The starting point was envisaged as a bringing together of the poetry communities represented by two earlier anthologies: Medusario : muestra de poesía latinoamericana (Fondo de Cultura Económica, 1996), an anthology of Latin American Neobarroco poets that Kozer had co-edited, and Make It True: Poetry from Cascadia (Leaf Press, 2015), a bioregional poetry anthology of which Nelson was a co-editor. In the mid-1990s, Medusario brought together a generation of Latin American poets who had been breaking with the work of forebearers like Pablo Neruda and Ernesto Cardenal, and instead drew a lineage that reflected more the neo-baroque tendencies of Cuban poet José Lezama Lima and Brazilian proto-concretist Haroldo De Campos. Much like Donald Allen’s groundbreaking New American Poetry did for post-war American poets, Medusario established a new potential lineage for Spanish and Portuguese speaking poets that included much of the poly-vocal and paratactic experiments of high Modernism along with the meter and imagery of English Metaphysical poets and the bards of the Spanish Golden Century Baroque.

Poets included in MmM:

Translated by Alejandro Carrillo and Dana Nelson.
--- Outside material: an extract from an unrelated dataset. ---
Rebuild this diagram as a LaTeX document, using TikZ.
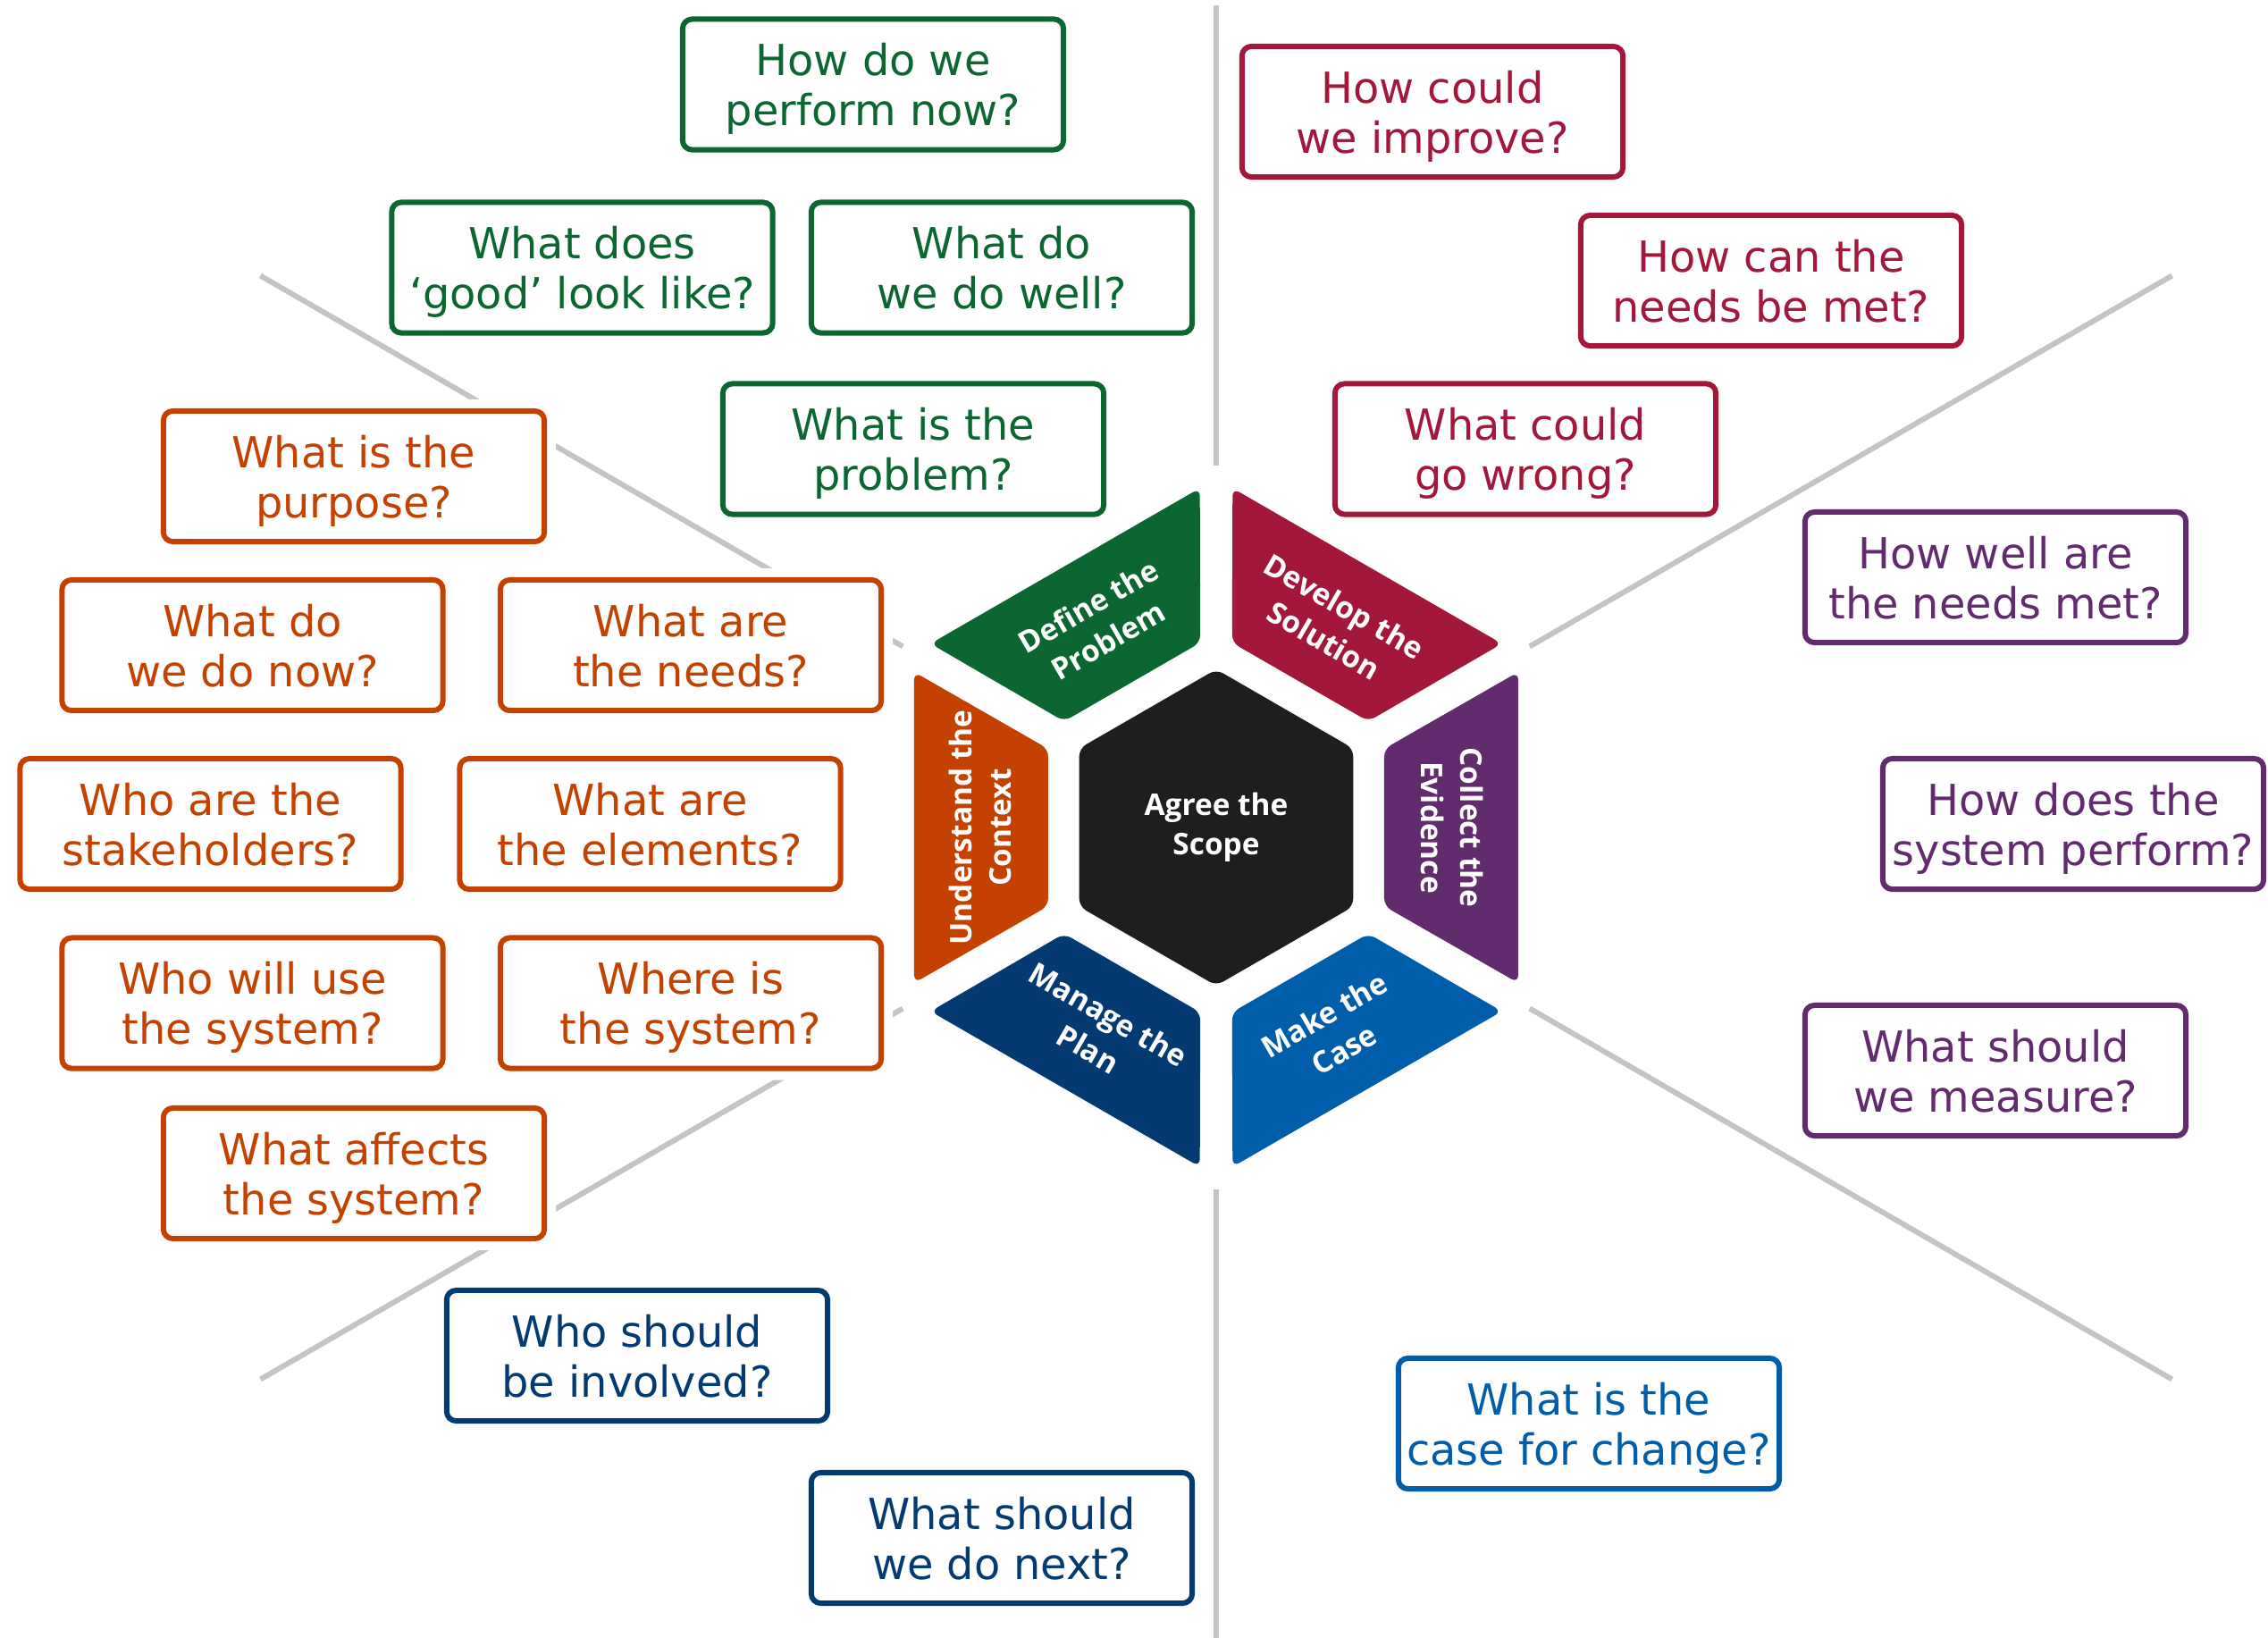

NEO-BARROCO (Medusario) poets include: Carmen Berenguer, Marosa Di Giorgio, Roberto Echavarren, Eduardo Espina, Reynaldo Jiménez, Tamara Kamenszain, José Kozer, Pedro Marqués de Armas, Maurizio Medo, Néstor Perlongher, Soleida Ríos, Roger Santiváñeaz, and Raúl Zurita

CASCADIANS (Make It True) poets include: Stephen Collis, Elizabeth Cooperman, Sarah de Leeuw, Claudia Castro Luna, Nadine Maestas, Peter Munro, Paul E Nelson, John Olson, Shin Yu Pai, Clea Roberts, Cedar Sigo, Matthew Trease and Thomas Walton

There will also be a Seattle launch of Make it True meets Medusario, Sunday, May 12, at 3pm, at Elliott Bay Book Company, 1521 Tenth Avenue, Seattle, WA 98122.